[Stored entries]
+ + + +
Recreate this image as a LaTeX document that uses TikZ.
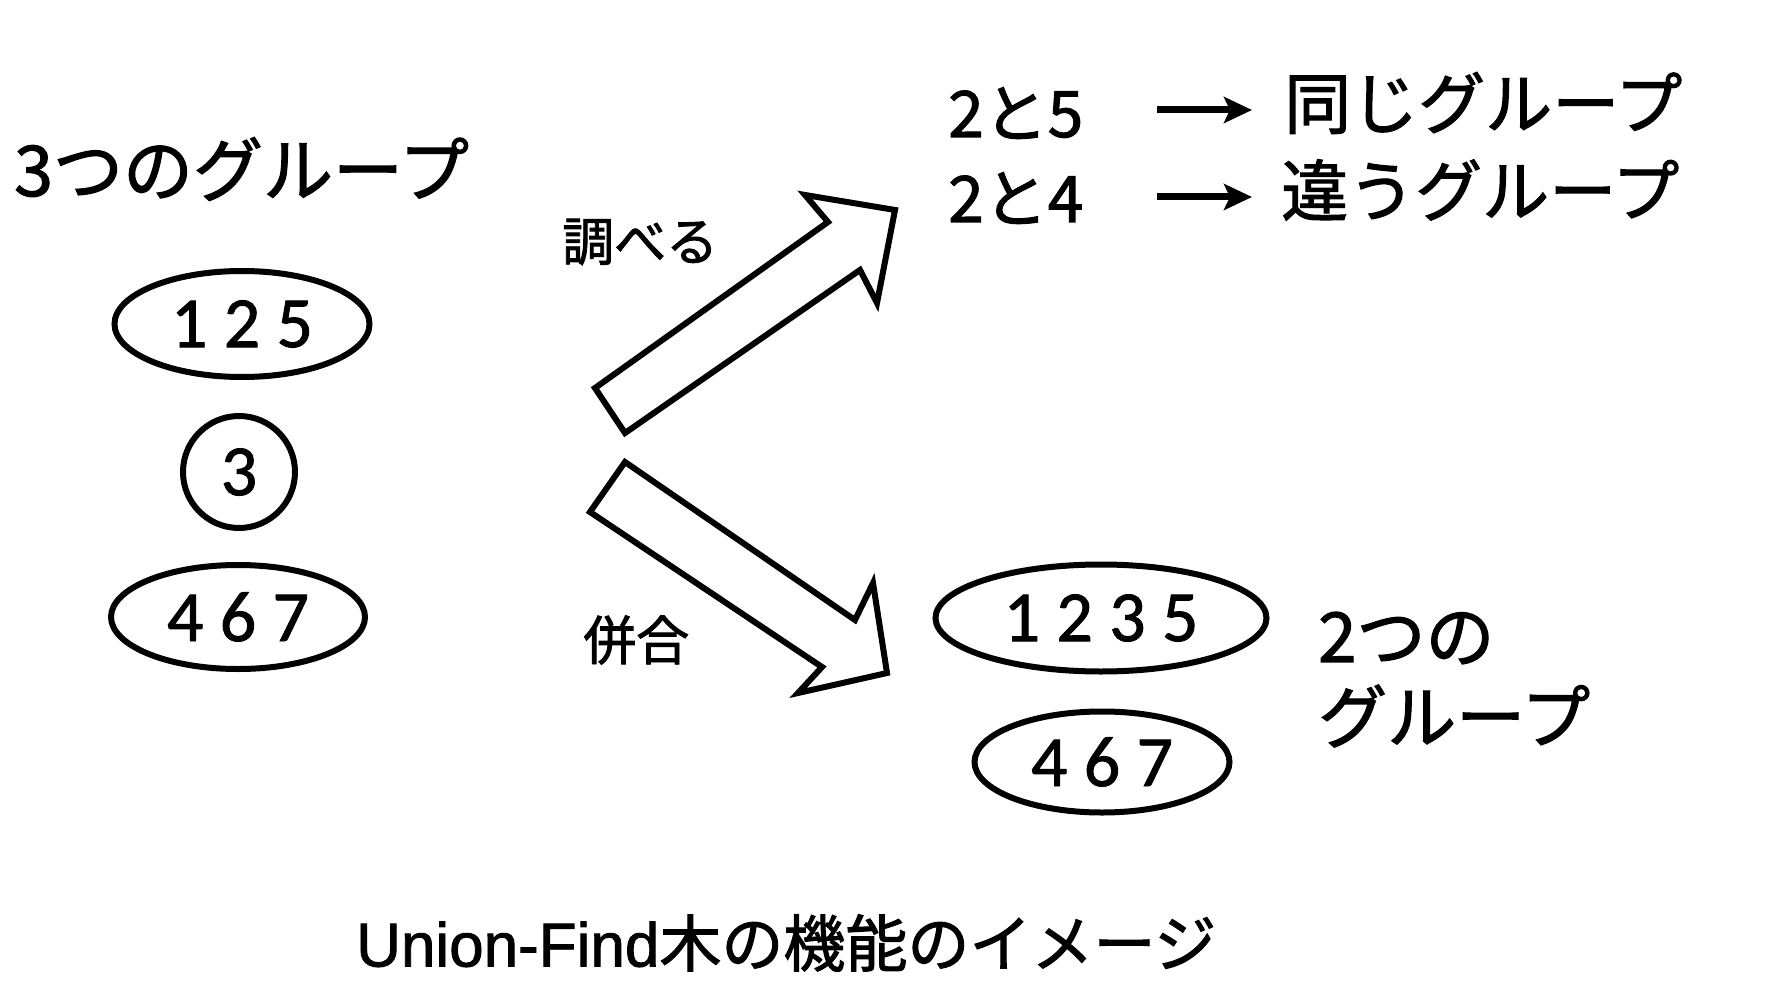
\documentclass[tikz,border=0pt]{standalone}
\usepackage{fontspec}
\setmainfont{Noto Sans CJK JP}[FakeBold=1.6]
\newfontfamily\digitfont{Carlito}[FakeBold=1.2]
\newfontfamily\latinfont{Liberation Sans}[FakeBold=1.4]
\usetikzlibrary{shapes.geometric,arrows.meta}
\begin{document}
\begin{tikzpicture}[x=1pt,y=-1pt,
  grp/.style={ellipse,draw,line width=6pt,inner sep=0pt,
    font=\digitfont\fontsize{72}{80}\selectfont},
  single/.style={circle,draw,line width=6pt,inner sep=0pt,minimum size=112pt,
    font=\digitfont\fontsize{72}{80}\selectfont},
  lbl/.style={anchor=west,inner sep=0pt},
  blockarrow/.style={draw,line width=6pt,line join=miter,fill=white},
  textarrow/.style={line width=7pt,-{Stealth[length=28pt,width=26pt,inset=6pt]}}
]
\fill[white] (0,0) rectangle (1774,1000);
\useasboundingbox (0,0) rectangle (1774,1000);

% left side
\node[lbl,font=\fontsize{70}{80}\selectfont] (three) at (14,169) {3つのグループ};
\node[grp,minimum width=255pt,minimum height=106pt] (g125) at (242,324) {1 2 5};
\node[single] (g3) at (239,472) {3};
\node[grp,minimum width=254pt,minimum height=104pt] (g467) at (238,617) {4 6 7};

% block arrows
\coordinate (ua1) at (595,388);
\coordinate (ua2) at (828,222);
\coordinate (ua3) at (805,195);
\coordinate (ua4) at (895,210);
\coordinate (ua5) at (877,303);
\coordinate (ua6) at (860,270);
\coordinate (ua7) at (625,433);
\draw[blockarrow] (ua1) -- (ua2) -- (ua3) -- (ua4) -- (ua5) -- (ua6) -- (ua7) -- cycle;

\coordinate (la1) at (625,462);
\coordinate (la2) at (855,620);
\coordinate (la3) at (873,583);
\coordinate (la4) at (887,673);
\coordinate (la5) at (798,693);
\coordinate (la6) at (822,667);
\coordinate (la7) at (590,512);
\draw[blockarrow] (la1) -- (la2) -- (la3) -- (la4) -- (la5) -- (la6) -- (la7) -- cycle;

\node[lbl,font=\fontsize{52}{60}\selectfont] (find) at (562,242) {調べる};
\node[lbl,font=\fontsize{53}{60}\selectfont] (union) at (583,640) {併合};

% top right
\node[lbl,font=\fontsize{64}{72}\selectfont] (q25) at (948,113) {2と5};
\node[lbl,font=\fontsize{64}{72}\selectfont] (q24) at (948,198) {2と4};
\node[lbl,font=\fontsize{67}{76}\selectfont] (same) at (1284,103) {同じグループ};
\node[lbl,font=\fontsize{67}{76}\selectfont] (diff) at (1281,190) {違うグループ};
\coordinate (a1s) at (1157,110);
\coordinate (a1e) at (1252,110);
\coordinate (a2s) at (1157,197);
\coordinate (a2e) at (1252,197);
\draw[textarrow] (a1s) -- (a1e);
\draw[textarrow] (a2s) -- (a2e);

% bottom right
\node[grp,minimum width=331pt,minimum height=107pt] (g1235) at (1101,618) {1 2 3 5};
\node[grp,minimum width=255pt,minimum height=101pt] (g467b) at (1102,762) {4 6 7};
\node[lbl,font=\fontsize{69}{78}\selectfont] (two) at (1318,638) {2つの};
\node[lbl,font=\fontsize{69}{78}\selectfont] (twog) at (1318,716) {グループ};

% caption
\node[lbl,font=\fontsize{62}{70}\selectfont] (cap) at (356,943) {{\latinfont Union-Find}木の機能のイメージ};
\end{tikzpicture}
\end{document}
+ + + +
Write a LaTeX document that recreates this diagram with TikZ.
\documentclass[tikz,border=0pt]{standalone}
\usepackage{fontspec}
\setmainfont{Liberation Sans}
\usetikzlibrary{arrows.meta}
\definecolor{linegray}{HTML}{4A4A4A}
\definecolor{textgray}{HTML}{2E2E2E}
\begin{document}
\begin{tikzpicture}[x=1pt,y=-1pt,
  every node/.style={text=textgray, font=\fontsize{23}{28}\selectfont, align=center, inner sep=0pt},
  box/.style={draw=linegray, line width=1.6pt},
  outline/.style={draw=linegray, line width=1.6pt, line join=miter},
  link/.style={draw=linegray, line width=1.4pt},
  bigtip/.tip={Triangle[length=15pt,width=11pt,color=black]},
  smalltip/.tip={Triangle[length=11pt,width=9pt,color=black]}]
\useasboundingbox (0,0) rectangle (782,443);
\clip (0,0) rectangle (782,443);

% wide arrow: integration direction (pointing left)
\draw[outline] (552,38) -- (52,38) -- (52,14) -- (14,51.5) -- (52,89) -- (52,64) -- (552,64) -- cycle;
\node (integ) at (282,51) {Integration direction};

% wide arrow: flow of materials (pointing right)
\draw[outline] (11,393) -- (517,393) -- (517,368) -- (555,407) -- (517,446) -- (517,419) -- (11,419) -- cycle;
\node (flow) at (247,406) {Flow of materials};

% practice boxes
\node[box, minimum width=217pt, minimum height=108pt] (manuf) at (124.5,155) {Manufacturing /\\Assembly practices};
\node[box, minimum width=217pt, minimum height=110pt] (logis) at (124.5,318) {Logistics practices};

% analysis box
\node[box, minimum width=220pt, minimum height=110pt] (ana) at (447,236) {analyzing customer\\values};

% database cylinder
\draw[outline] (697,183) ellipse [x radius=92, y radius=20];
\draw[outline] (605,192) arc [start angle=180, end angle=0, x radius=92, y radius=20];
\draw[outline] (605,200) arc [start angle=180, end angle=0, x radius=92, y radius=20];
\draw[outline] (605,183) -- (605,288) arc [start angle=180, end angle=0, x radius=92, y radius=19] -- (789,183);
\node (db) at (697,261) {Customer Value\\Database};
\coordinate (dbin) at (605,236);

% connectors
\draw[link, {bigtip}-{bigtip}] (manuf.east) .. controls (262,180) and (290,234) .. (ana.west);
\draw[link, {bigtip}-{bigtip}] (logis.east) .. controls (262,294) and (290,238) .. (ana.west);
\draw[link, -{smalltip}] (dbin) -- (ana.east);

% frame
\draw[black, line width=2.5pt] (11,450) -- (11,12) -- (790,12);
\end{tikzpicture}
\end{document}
+ + + +
**What this task involves**
Repeat, word for word, the lines of the material above from the one holding "Recreate this image" through the one holding "(union) at (583,640)". Leave out pictures.

**Solution to this task**
Recreate this image as a LaTeX document that uses TikZ.
\documentclass[tikz,border=0pt]{standalone}
\usepackage{fontspec}
\setmainfont{Noto Sans CJK JP}[FakeBold=1.6]
\newfontfamily\digitfont{Carlito}[FakeBold=1.2]
\newfontfamily\latinfont{Liberation Sans}[FakeBold=1.4]
\usetikzlibrary{shapes.geometric,arrows.meta}
\begin{document}
\begin{tikzpicture}[x=1pt,y=-1pt,
  grp/.style={ellipse,draw,line width=6pt,inner sep=0pt,
    font=\digitfont\fontsize{72}{80}\selectfont},
  single/.style={circle,draw,line width=6pt,inner sep=0pt,minimum size=112pt,
    font=\digitfont\fontsize{72}{80}\selectfont},
  lbl/.style={anchor=west,inner sep=0pt},
  blockarrow/.style={draw,line width=6pt,line join=miter,fill=white},
  textarrow/.style={line width=7pt,-{Stealth[length=28pt,width=26pt,inset=6pt]}}
]
\fill[white] (0,0) rectangle (1774,1000);
\useasboundingbox (0,0) rectangle (1774,1000);

% left side
\node[lbl,font=\fontsize{70}{80}\selectfont] (three) at (14,169) {3つのグループ};
\node[grp,minimum width=255pt,minimum height=106pt] (g125) at (242,324) {1 2 5};
\node[single] (g3) at (239,472) {3};
\node[grp,minimum width=254pt,minimum height=104pt] (g467) at (238,617) {4 6 7};

% block arrows
\coordinate (ua1) at (595,388);
\coordinate (ua2) at (828,222);
\coordinate (ua3) at (805,195);
\coordinate (ua4) at (895,210);
\coordinate (ua5) at (877,303);
\coordinate (ua6) at (860,270);
\coordinate (ua7) at (625,433);
\draw[blockarrow] (ua1) -- (ua2) -- (ua3) -- (ua4) -- (ua5) -- (ua6) -- (ua7) -- cycle;

\coordinate (la1) at (625,462);
\coordinate (la2) at (855,620);
\coordinate (la3) at (873,583);
\coordinate (la4) at (887,673);
\coordinate (la5) at (798,693);
\coordinate (la6) at (822,667);
\coordinate (la7) at (590,512);
\draw[blockarrow] (la1) -- (la2) -- (la3) -- (la4) -- (la5) -- (la6) -- (la7) -- cycle;

\node[lbl,font=\fontsize{52}{60}\selectfont] (find) at (562,242) {調べる};
\node[lbl,font=\fontsize{53}{60}\selectfont] (union) at (583,640) {併合};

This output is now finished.